WRITTEN PROBLEM:
Each entry here needs to be set down again exactly, please; pictures are left out.

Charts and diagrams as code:
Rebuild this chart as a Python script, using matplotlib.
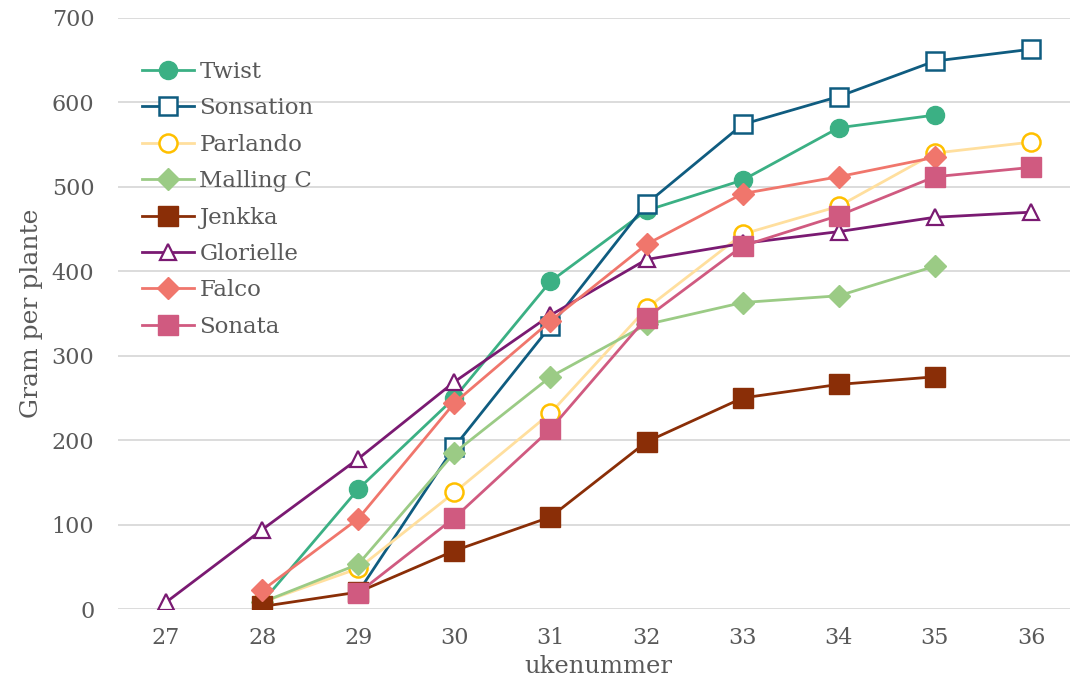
import numpy as np
import matplotlib
matplotlib.use("Agg")
import matplotlib.pyplot as plt

weeks = [27, 28, 29, 30, 31, 32, 33, 34, 35, 36]
nan = np.nan

twist     = [nan, 8, 142, 250, 388, 472, 508, 570, 585, nan]
sonsation = [nan, nan, 20, 192, 335, 480, 574, 607, 649, 663]
parlando  = [nan, 8, 48, 138, 232, 356, 444, 477, 540, 553]
malling_c = [nan, 8, 53, 185, 275, 337, 363, 371, 406, nan]
jenkka    = [nan, 3, 20, 69, 109, 198, 250, 266, 275, nan]
glorielle = [8, 94, 178, 269, 348, 414, 433, 447, 464, 470]
falco     = [nan, 22, 107, 244, 341, 432, 492, 512, 535, nan]
sonata    = [nan, nan, 19, 108, 213, 345, 430, 466, 512, 523]

series = [
    ("Twist", twist, dict(color="#3BB084", marker="o", ms=13, mfc="#3BB084", mec="#3BB084")),
    ("Sonsation", sonsation, dict(color="#0F5C80", marker="s", ms=13, mfc="white", mec="#0F5C80", mew=1.8)),
    ("Parlando", parlando, dict(color="#FFDF9E", marker="o", ms=13, mfc="white", mec="#FFC000", mew=1.8)),
    ("Malling C", malling_c, dict(color="#9BCB85", marker="D", ms=11, mfc="#9BCB85", mec="#9BCB85")),
    ("Jenkka", jenkka, dict(color="#8A2E07", marker="s", ms=14, mfc="#8A2E07", mec="#8A2E07")),
    ("Glorielle", glorielle, dict(color="#7A1A72", marker="^", ms=12, mfc="white", mec="#7A1A72", mew=1.6)),
    ("Falco", falco, dict(color="#F0766C", marker="D", ms=11, mfc="#F0766C", mec="#F0766C")),
    ("Sonata", sonata, dict(color="#D05A80", marker="s", ms=14, mfc="#D05A80", mec="#D05A80")),
]

plt.rcParams["font.family"] = ["DejaVu Serif"]
text_color = "#595959"

fig = plt.figure(figsize=(10.70, 6.81), dpi=100)
ax = fig.add_axes([118 / 1070, 72 / 681, (1079 - 118) / 1070, (609 - 18) / 681])

for name, vals, style in series:
    ax.plot(weeks, vals, lw=2.0, label=name, **style)

ax.set_xlim(26.5, 36.5)
ax.set_ylim(0, 700)
ax.set_xticks(weeks)
ax.set_yticks(range(0, 701, 100))
ax.grid(axis="y", color="#D9D9D9", lw=1.3)
ax.set_axisbelow(True)
for s in ax.spines.values():
    s.set_visible(False)
ax.tick_params(axis="both", length=0, colors=text_color, labelsize=16)
ax.tick_params(axis="x", pad=13)
ax.tick_params(axis="y", pad=17)

ax.set_xlabel("ukenummer", fontsize=17.5, color=text_color, labelpad=4)
ax.set_ylabel("Gram per plante", fontsize=18, color=text_color, labelpad=6)

leg = ax.legend(loc="upper left", bbox_to_anchor=(-0.004, 0.974), frameon=False,
                fontsize=16.5, handlelength=2.3, handletextpad=0.22,
                labelspacing=0.63, borderaxespad=0.8)
for t in leg.get_texts():
    t.set_color(text_color)

fig.savefig("out.png", dpi=100)
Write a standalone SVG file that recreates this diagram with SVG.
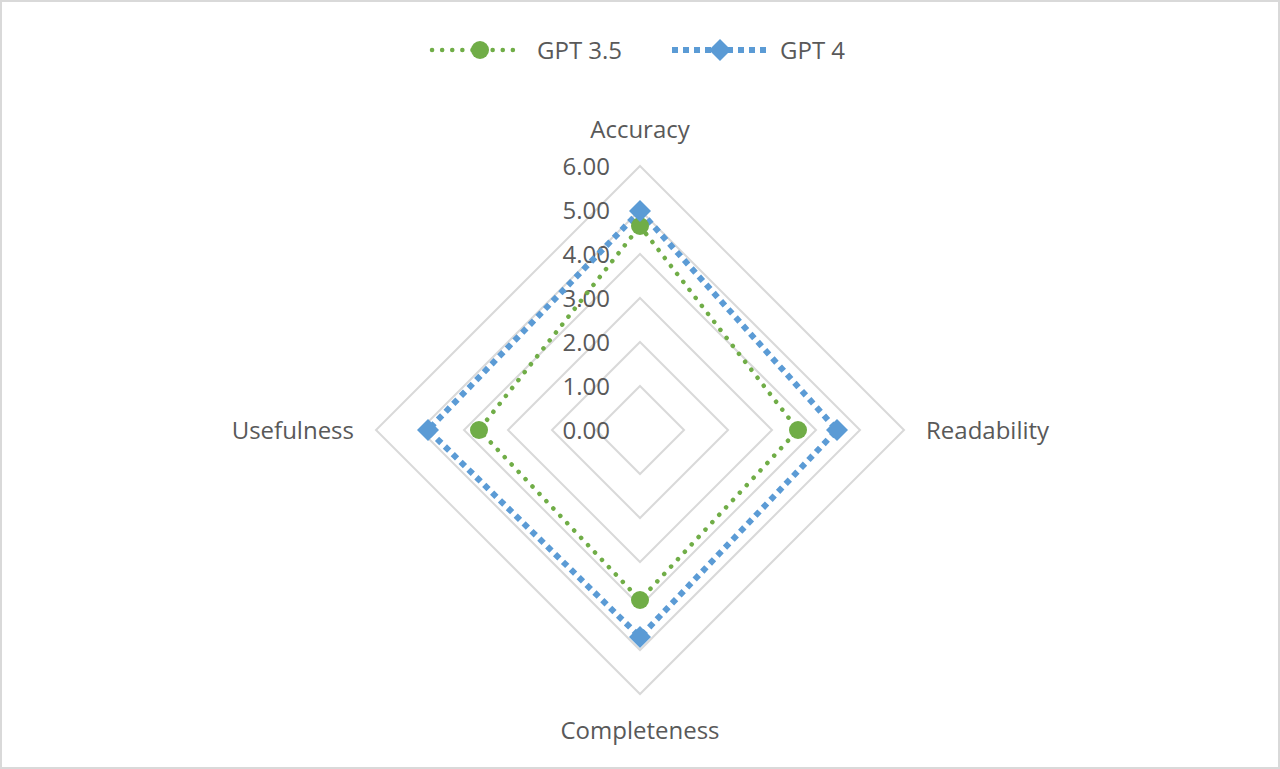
<svg xmlns="http://www.w3.org/2000/svg" width="1280" height="769" viewBox="0 0 1280 769">
<style>
text{font-family:"Open Sans","Liberation Sans",sans-serif;fill:#595959;font-size:24px}
.grid{fill:none;stroke:#d9d9d9;stroke-width:2}
.g35{fill:none;stroke:#70ad47;stroke-width:4.5;stroke-dasharray:0.1 10;stroke-linecap:round}
.g4{fill:none;stroke:#5b9bd5;stroke-width:6;stroke-dasharray:6 5}
.tick{text-anchor:end}
</style>
<rect x="1" y="1" width="1278" height="767" fill="#fff" stroke="#d9d9d9" stroke-width="2"/>
<g id="grid">
<polygon class="grid" points="640,386 684,430 640,474 596,430"/>
<polygon class="grid" points="640,342 728,430 640,518 552,430"/>
<polygon class="grid" points="640,298 772,430 640,562 508,430"/>
<polygon class="grid" points="640,254 816,430 640,606 464,430"/>
<polygon class="grid" points="640,210 860,430 640,650 420,430"/>
<polygon class="grid" points="640,166 904,430 640,694 376,430"/>
</g>
<g id="ticks">
<text class="tick" x="610" y="439">0.00</text>
<text class="tick" x="610" y="395">1.00</text>
<text class="tick" x="610" y="351">2.00</text>
<text class="tick" x="610" y="307">3.00</text>
<text class="tick" x="610" y="263">4.00</text>
<text class="tick" x="610" y="219">5.00</text>
<text class="tick" x="610" y="175">6.00</text>
</g>
<g id="labels">
<text x="640" y="138" text-anchor="middle">Accuracy</text>
<text x="926" y="439">Readability</text>
<text x="640" y="739" text-anchor="middle">Completeness</text>
<text x="354" y="439" text-anchor="end">Usefulness</text>
</g>
<g id="connectors">
<polygon class="g35" points="640,226 798,430 640,600 479,430"/>
<polygon class="g4" points="640,211 837,430 640,637 428,430"/>
</g>
<g id="gpt35-markers" fill="#70ad47">
<circle cx="640" cy="226" r="9"/><circle cx="798" cy="430" r="9"/><circle cx="640" cy="600" r="9"/><circle cx="479" cy="430" r="9"/>
</g>
<g id="gpt4-markers" fill="#5b9bd5">
<polygon points="640,200 651,211 640,222 629,211"/>
<polygon points="837,419 848,430 837,441 826,430"/>
<polygon points="640,626 651,637 640,648 629,637"/>
<polygon points="428,419 439,430 428,441 417,430"/>
</g>
<g id="legend">
<line class="g35" x1="432" y1="50" x2="522" y2="50"/>
<circle cx="480" cy="50" r="9" fill="#70ad47"/>
<text x="537" y="59">GPT 3.5</text>
<line class="g4" x1="672" y1="50" x2="766" y2="50"/>
<polygon points="720,39 731,50 720,61 709,50" fill="#5b9bd5"/>
<text x="780" y="59">GPT 4</text>
</g>
</svg>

WRITTEN RESPONSE:
Rebuild this chart as a Python script, using matplotlib.
import numpy as np
import matplotlib
matplotlib.use("Agg")
import matplotlib.pyplot as plt

weeks = [27, 28, 29, 30, 31, 32, 33, 34, 35, 36]
nan = np.nan

twist     = [nan, 8, 142, 250, 388, 472, 508, 570, 585, nan]
sonsation = [nan, nan, 20, 192, 335, 480, 574, 607, 649, 663]
parlando  = [nan, 8, 48, 138, 232, 356, 444, 477, 540, 553]
malling_c = [nan, 8, 53, 185, 275, 337, 363, 371, 406, nan]
jenkka    = [nan, 3, 20, 69, 109, 198, 250, 266, 275, nan]
glorielle = [8, 94, 178, 269, 348, 414, 433, 447, 464, 470]
falco     = [nan, 22, 107, 244, 341, 432, 492, 512, 535, nan]
sonata    = [nan, nan, 19, 108, 213, 345, 430, 466, 512, 523]

series = [
    ("Twist", twist, dict(color="#3BB084", marker="o", ms=13, mfc="#3BB084", mec="#3BB084")),
    ("Sonsation", sonsation, dict(color="#0F5C80", marker="s", ms=13, mfc="white", mec="#0F5C80", mew=1.8)),
    ("Parlando", parlando, dict(color="#FFDF9E", marker="o", ms=13, mfc="white", mec="#FFC000", mew=1.8)),
    ("Malling C", malling_c, dict(color="#9BCB85", marker="D", ms=11, mfc="#9BCB85", mec="#9BCB85")),
    ("Jenkka", jenkka, dict(color="#8A2E07", marker="s", ms=14, mfc="#8A2E07", mec="#8A2E07")),
    ("Glorielle", glorielle, dict(color="#7A1A72", marker="^", ms=12, mfc="white", mec="#7A1A72", mew=1.6)),
    ("Falco", falco, dict(color="#F0766C", marker="D", ms=11, mfc="#F0766C", mec="#F0766C")),
    ("Sonata", sonata, dict(color="#D05A80", marker="s", ms=14, mfc="#D05A80", mec="#D05A80")),
]

plt.rcParams["font.family"] = ["DejaVu Serif"]
text_color = "#595959"

fig = plt.figure(figsize=(10.70, 6.81), dpi=100)
ax = fig.add_axes([118 / 1070, 72 / 681, (1079 - 118) / 1070, (609 - 18) / 681])

for name, vals, style in series:
    ax.plot(weeks, vals, lw=2.0, label=name, **style)

ax.set_xlim(26.5, 36.5)
ax.set_ylim(0, 700)
ax.set_xticks(weeks)
ax.set_yticks(range(0, 701, 100))
ax.grid(axis="y", color="#D9D9D9", lw=1.3)
ax.set_axisbelow(True)
for s in ax.spines.values():
    s.set_visible(False)
ax.tick_params(axis="both", length=0, colors=text_color, labelsize=16)
ax.tick_params(axis="x", pad=13)
ax.tick_params(axis="y", pad=17)

ax.set_xlabel("ukenummer", fontsize=17.5, color=text_color, labelpad=4)
ax.set_ylabel("Gram per plante", fontsize=18, color=text_color, labelpad=6)

leg = ax.legend(loc="upper left", bbox_to_anchor=(-0.004, 0.974), frameon=False,
                fontsize=16.5, handlelength=2.3, handletextpad=0.22,
                labelspacing=0.63, borderaxespad=0.8)
for t in leg.get_texts():
    t.set_color(text_color)

fig.savefig("out.png", dpi=100)
Write a standalone SVG file that recreates this diagram with SVG.
<svg xmlns="http://www.w3.org/2000/svg" width="1280" height="769" viewBox="0 0 1280 769">
<style>
text{font-family:"Open Sans","Liberation Sans",sans-serif;fill:#595959;font-size:24px}
.grid{fill:none;stroke:#d9d9d9;stroke-width:2}
.g35{fill:none;stroke:#70ad47;stroke-width:4.5;stroke-dasharray:0.1 10;stroke-linecap:round}
.g4{fill:none;stroke:#5b9bd5;stroke-width:6;stroke-dasharray:6 5}
.tick{text-anchor:end}
</style>
<rect x="1" y="1" width="1278" height="767" fill="#fff" stroke="#d9d9d9" stroke-width="2"/>
<g id="grid">
<polygon class="grid" points="640,386 684,430 640,474 596,430"/>
<polygon class="grid" points="640,342 728,430 640,518 552,430"/>
<polygon class="grid" points="640,298 772,430 640,562 508,430"/>
<polygon class="grid" points="640,254 816,430 640,606 464,430"/>
<polygon class="grid" points="640,210 860,430 640,650 420,430"/>
<polygon class="grid" points="640,166 904,430 640,694 376,430"/>
</g>
<g id="ticks">
<text class="tick" x="610" y="439">0.00</text>
<text class="tick" x="610" y="395">1.00</text>
<text class="tick" x="610" y="351">2.00</text>
<text class="tick" x="610" y="307">3.00</text>
<text class="tick" x="610" y="263">4.00</text>
<text class="tick" x="610" y="219">5.00</text>
<text class="tick" x="610" y="175">6.00</text>
</g>
<g id="labels">
<text x="640" y="138" text-anchor="middle">Accuracy</text>
<text x="926" y="439">Readability</text>
<text x="640" y="739" text-anchor="middle">Completeness</text>
<text x="354" y="439" text-anchor="end">Usefulness</text>
</g>
<g id="connectors">
<polygon class="g35" points="640,226 798,430 640,600 479,430"/>
<polygon class="g4" points="640,211 837,430 640,637 428,430"/>
</g>
<g id="gpt35-markers" fill="#70ad47">
<circle cx="640" cy="226" r="9"/><circle cx="798" cy="430" r="9"/><circle cx="640" cy="600" r="9"/><circle cx="479" cy="430" r="9"/>
</g>
<g id="gpt4-markers" fill="#5b9bd5">
<polygon points="640,200 651,211 640,222 629,211"/>
<polygon points="837,419 848,430 837,441 826,430"/>
<polygon points="640,626 651,637 640,648 629,637"/>
<polygon points="428,419 439,430 428,441 417,430"/>
</g>
<g id="legend">
<line class="g35" x1="432" y1="50" x2="522" y2="50"/>
<circle cx="480" cy="50" r="9" fill="#70ad47"/>
<text x="537" y="59">GPT 3.5</text>
<line class="g4" x1="672" y1="50" x2="766" y2="50"/>
<polygon points="720,39 731,50 720,61 709,50" fill="#5b9bd5"/>
<text x="780" y="59">GPT 4</text>
</g>
</svg>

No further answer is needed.